“White Curtain” (short story) by Pesakh (Pavel) Amnuel
English Publication History: The Magazine of Fantasy & Science Fiction (May-June 2014), The Year’s Best Science Fiction: Thirty-Second Annual Collection (2015, St. Martin’s Griffin), The Mammoth Book of Best New SF 28 (201, Robinson), Zion’s Fiction (Mandel Vilar Press, 2018)
Original: Russian (2007, Белая штора)
Translated by Anatoly Belilovsky, 2014
Synopsis: When younger men, Dima and Oleg shared two loves: that for theoretical physics and that for a girl named Ira. Many years later after their theories had a practical value, Dima seeks out Oleg who has become a so-called prophet for his ability to splice realities in the multiforce in order to improve the lives of others. Dima’s arrival is one laden with sadness as he wife had just died, an event Oleg was very much aware of as he had tried in vain to find a reality in which Dima’s wife did not die; however, instead of of finding that reality, Oleg went to 176 funerals. After an argument about a finite multiverse, Dima leaves rejected and Oleg facing frustration… until Dima receives a phone call.

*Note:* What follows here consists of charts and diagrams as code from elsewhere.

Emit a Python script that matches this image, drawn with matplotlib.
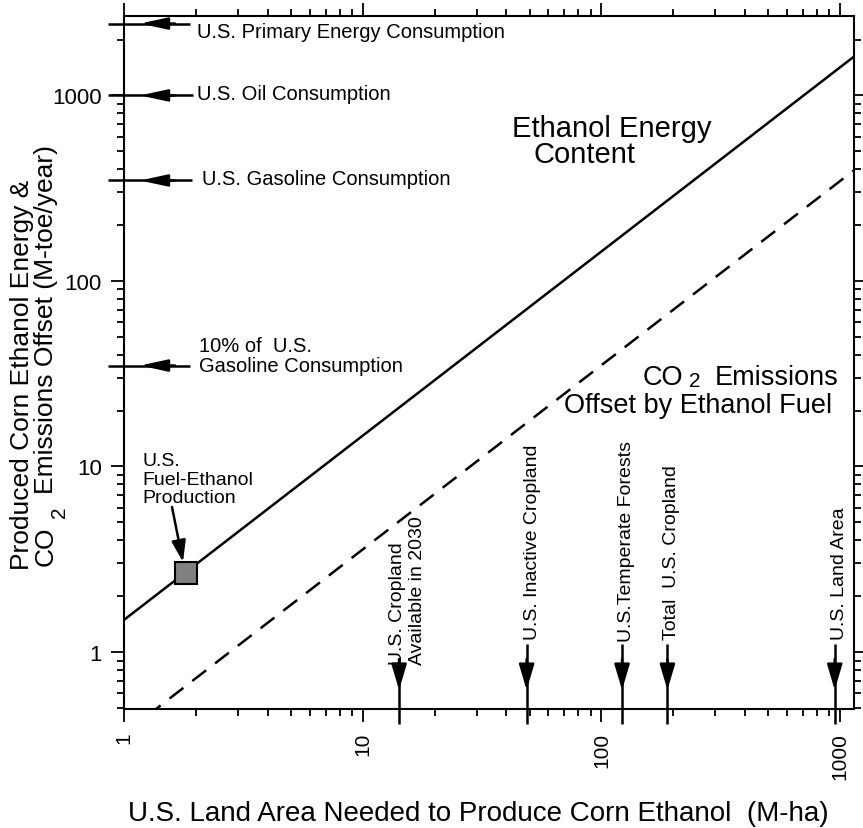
import matplotlib
matplotlib.use("Agg")
import matplotlib.pyplot as plt
from matplotlib.transforms import blended_transform_factory
from matplotlib.ticker import LogLocator, NullFormatter, FixedLocator, FixedFormatter

plt.rcParams['font.family'] = ['Liberation Sans', 'DejaVu Sans']

# ---------------- data ----------------
energy_x = [1, 1143]
energy_y = [1.49, 1620]          # Ethanol energy content (M-toe/yr)
co2_x = [1, 1143]
co2_y = [0.363, 395]             # CO2 emissions offset

fuel_ethanol_x = [1.82]
fuel_ethanol_y = [2.65]

ref_values = [2440, 1000, 348, 35]
ref_labels = ["U.S. Primary Energy Consumption",
              "U.S. Oil Consumption",
              "U.S. Gasoline Consumption",
              "10% of  U.S.\nGasoline Consumption"]

land_values = [14.2, 48.6, 122, 189, 949]
land_labels = ["U.S. Cropland\nAvailable in 2030",
               "U.S. Inactive Cropland",
               "U.S.Temperate Forests",
               "Total  U.S. Cropland",
               "U.S. Land Area"]

xticks = [1, 10, 100, 1000]
xtick_labels = ["1", "10", "100", "1000"]
yticks = [1, 10, 100, 1000]
ytick_labels = ["1", "10", "100", "1000"]
xlim = (1, 1143)
ylim = (0.493, 2680)

# ---------------- layout ----------------
W, H = 863, 829
AX_L, AX_R, AX_T, AX_B = 124, 854, 17, 710

fig = plt.figure(figsize=(W / 100, H / 100), dpi=100)
ax = fig.add_axes([AX_L / W, 1 - AX_B / H, (AX_R - AX_L) / W, (AX_B - AX_T) / H])


def P(xp, yp):
    return ((xp - AX_L) / (AX_R - AX_L), (AX_B - yp) / (AX_B - AX_T))


def fx(xp):
    return (xp - AX_L) / (AX_R - AX_L)


def fy(yp):
    return (AX_B - yp) / (AX_B - AX_T)


ax.set_xscale('log')
ax.set_yscale('log')
ax.set_xlim(*xlim)
ax.set_ylim(*ylim)

ax.plot(energy_x, energy_y, color='black', lw=1.8, solid_capstyle='butt')
ax.plot(co2_x, co2_y, color='black', lw=1.8, linestyle=(0, (7, 4.5)))
ax.plot(fuel_ethanol_x, fuel_ethanol_y, marker='s', markersize=15.5,
        markerfacecolor='#808080', markeredgecolor='black', markeredgewidth=1.5,
        linestyle='none', zorder=5)

for s in ax.spines.values():
    s.set_linewidth(1.5)

ax.xaxis.set_major_locator(FixedLocator(xticks))
ax.xaxis.set_major_formatter(FixedFormatter(xtick_labels))
ax.yaxis.set_major_locator(FixedLocator(yticks))
ax.yaxis.set_major_formatter(FixedFormatter(ytick_labels))
ax.xaxis.set_minor_locator(LogLocator(base=10, subs=range(2, 10), numticks=20))
ax.yaxis.set_minor_locator(LogLocator(base=10, subs=range(2, 10), numticks=20))
ax.xaxis.set_minor_formatter(NullFormatter())
ax.yaxis.set_minor_formatter(NullFormatter())

ax.tick_params(which='both', direction='out', top=True, right=True, width=1.3)
ax.tick_params(which='major', length=9.4)
ax.tick_params(which='minor', length=4.7)
ax.tick_params(axis='x', which='major', labelsize=15, pad=7, labelrotation=90)
ax.tick_params(axis='y', which='major', labelsize=16, pad=6.5)

trans_h = blended_transform_factory(ax.transAxes, ax.transData)
trans_v = blended_transform_factory(ax.transData, ax.transAxes)

# ---------- left reference arrows ----------
line_ends = [190, 193, 192, 190]
text_pos = [(197, 38.3), (197, 100), (202, 185), (199, 372)]
for val, lab, lend, (tx, ty) in zip(ref_values, ref_labels, line_ends, text_pos):
    ax.plot([fx(108), fx(lend)], [val, val], transform=trans_h, color='black',
            lw=1.8, clip_on=False, solid_capstyle='butt')
    ax.annotate("", xy=(fx(140), val), xycoords=trans_h,
                xytext=(fx(175), val), textcoords=trans_h,
                arrowprops=dict(arrowstyle='-|>,head_length=1.66,head_width=0.36',
                                mutation_scale=10, color='black', lw=1.8,
                                shrinkA=0, shrinkB=0),
                annotation_clip=False)
    ax.text(fx(tx), fy(ty), lab, transform=ax.transAxes, fontsize=14.5,
            ha='left', va='baseline', clip_on=False, linespacing=1.05)

# ---------- bottom land-area arrows ----------
line_tops = [660, 645, 645, 645, 645]
vt_pos = [(419, 665), (537, 640), (631, 642), (676, 640), (844, 640)]
for val, lab, ltop, (tx, ty) in zip(land_values, land_labels, line_tops, vt_pos):
    ax.plot([val, val], [fy(ltop), fy(725)], transform=trans_v, color='black',
            lw=1.8, clip_on=False, solid_capstyle='butt')
    ax.annotate("", xy=(val, fy(691)), xycoords=trans_v,
                xytext=(val, fy(660)), textcoords=trans_v,
                arrowprops=dict(arrowstyle='-|>,head_length=1.58,head_width=0.47',
                                mutation_scale=10, color='black', lw=1.8,
                                shrinkA=0, shrinkB=0),
                annotation_clip=False)
    ax.text(fx(tx), fy(ty), lab, transform=ax.transAxes, fontsize=14,
            rotation=90, rotation_mode='anchor', ha='left', va='baseline',
            multialignment='left', clip_on=False, linespacing=1.25)

# ---------- fuel ethanol production ----------
ax.text(fx(142), fy(503), "U.S.\nFuel-Ethanol\nProduction", transform=ax.transAxes,
        fontsize=14, ha='left', va='baseline', linespacing=1.1)
ax.annotate("", xy=P(183, 563), xycoords='axes fraction',
            xytext=P(172, 508), textcoords='axes fraction',
            arrowprops=dict(arrowstyle='-|>,head_length=1.3,head_width=0.43',
                            mutation_scale=10, color='black', lw=1.8,
                            shrinkA=0, shrinkB=0))

# ---------- line labels ----------
ax.text(fx(512), fy(137), "Ethanol Energy", transform=ax.transAxes,
        fontsize=21, ha='left', va='baseline')
ax.text(fx(533), fy(163), "Content", transform=ax.transAxes,
        fontsize=21, ha='left', va='baseline')
ax.text(fx(643), fy(385), "CO", transform=ax.transAxes,
        fontsize=19.5, ha='left', va='baseline')
ax.text(fx(689), fy(387), "2", transform=ax.transAxes,
        fontsize=15, ha='left', va='baseline')
ax.text(fx(715), fy(385), "Emissions", transform=ax.transAxes,
        fontsize=19.5, ha='left', va='baseline')
ax.text(fx(832), fy(413), "Offset by Ethanol Fuel", transform=ax.transAxes,
        fontsize=19.5, ha='right', va='baseline')

# ---------- axis titles ----------
ax.text(fx(29), fy(570), "Produced Corn Ethanol Energy &", transform=ax.transAxes,
        fontsize=19, rotation=90, rotation_mode='anchor', ha='left', va='baseline',
        clip_on=False)
ax.text(fx(53), fy(566), "CO", transform=ax.transAxes,
        fontsize=19, rotation=90, rotation_mode='anchor', ha='left', va='baseline',
        clip_on=False)
ax.text(fx(65), fy(518), "2", transform=ax.transAxes,
        fontsize=15, rotation=90, rotation_mode='anchor', ha='left', va='baseline',
        clip_on=False)
ax.text(fx(53), fy(494), "Emissions Offset (M-toe/year)", transform=ax.transAxes,
        fontsize=19, rotation=90, rotation_mode='anchor', ha='left', va='baseline',
        clip_on=False)

ax.text(fx(478), fy(821), "U.S. Land Area Needed to Produce Corn Ethanol  (M-ha)",
        transform=ax.transAxes, fontsize=20, ha='center', va='baseline',
        clip_on=False)

fig.savefig("out.png", dpi=100)
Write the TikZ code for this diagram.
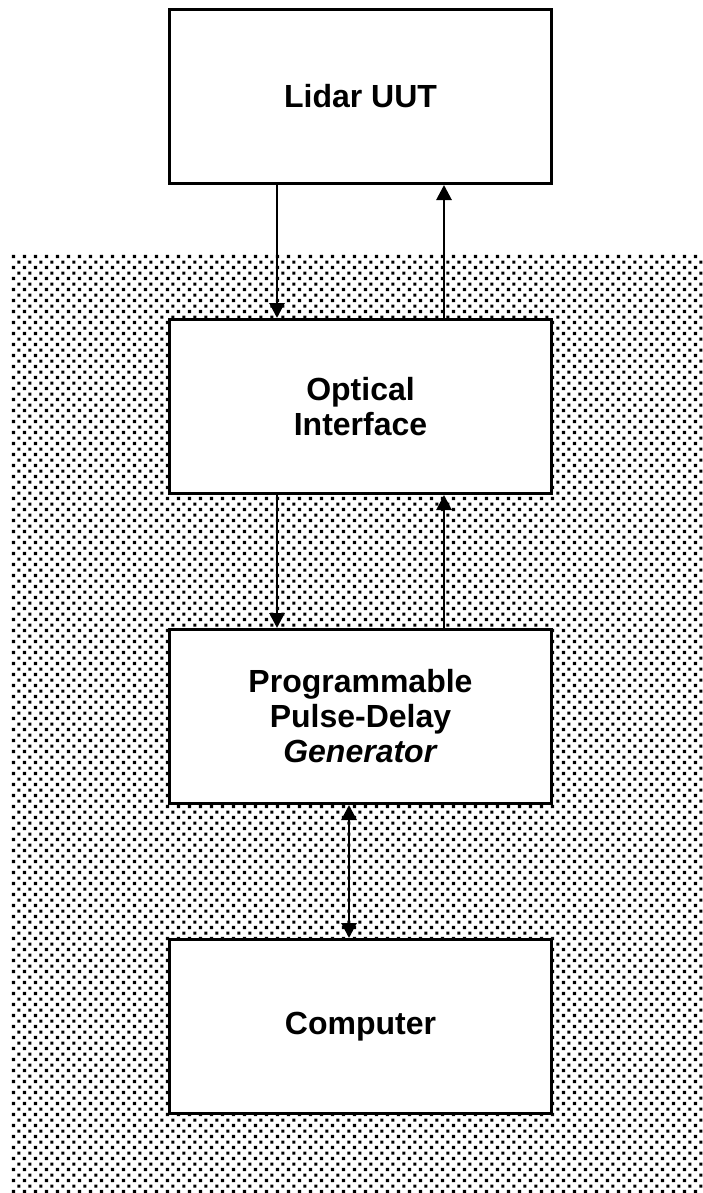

Analysis: In fiction, “what if” is wondrous tool used by authors to explore a detailed alternative to our reality. At its best, it’s escapism shrouded in an intellectual exercise, something that keeps me coming back to the genre of science fiction. When we apply “what if” to our own lives, however, it can become a rabbit hole of escapism into regret in which we explore alternative branches of our lives while ignoring the present reality; it’s a useless exercise of pain, like visiting a sadistic physical therapist (true story).
In “White Curtain”, it’s possible to splice realities which may or may not be infinite according to the story. If this rabbit hole of exploring alternative realities shifted from theory to application, the hole would only grow deeper and darker. The teasing question of “what if” would then become “when can I” or “how can I”. It’d only be a matter of money, something which I would parallel to cosmetic surgery. Once you go under the knife to “improve” one thing, where do you stop? For most people, when the money runs out, but for those with deep pockets… is there happiness at the bottom of the hole? For both cosmetic surgery and alternative realities, once having a foot in the hole, the answer or “yes” can never be found. Like Buddhist doctrine teaches: happiness is in the here and now.
Review: The story has a familiar feel to it, perhaps a feeling that shared with other stories written in Russian. I’ve read a handful of Russian SF short stories, and the tale of old scientist colleagues meeting up again to discuss the avenues of their old research seems to be a recurring trend. So, there’s a familiar combination of love and science among scientists who were once friends in addition to science heavy dialogue, which detracts from the emotion of the story. It’s not my favorite story in the collection, but it’s certainly one that has a resounding conclusion, if not a tad predictable.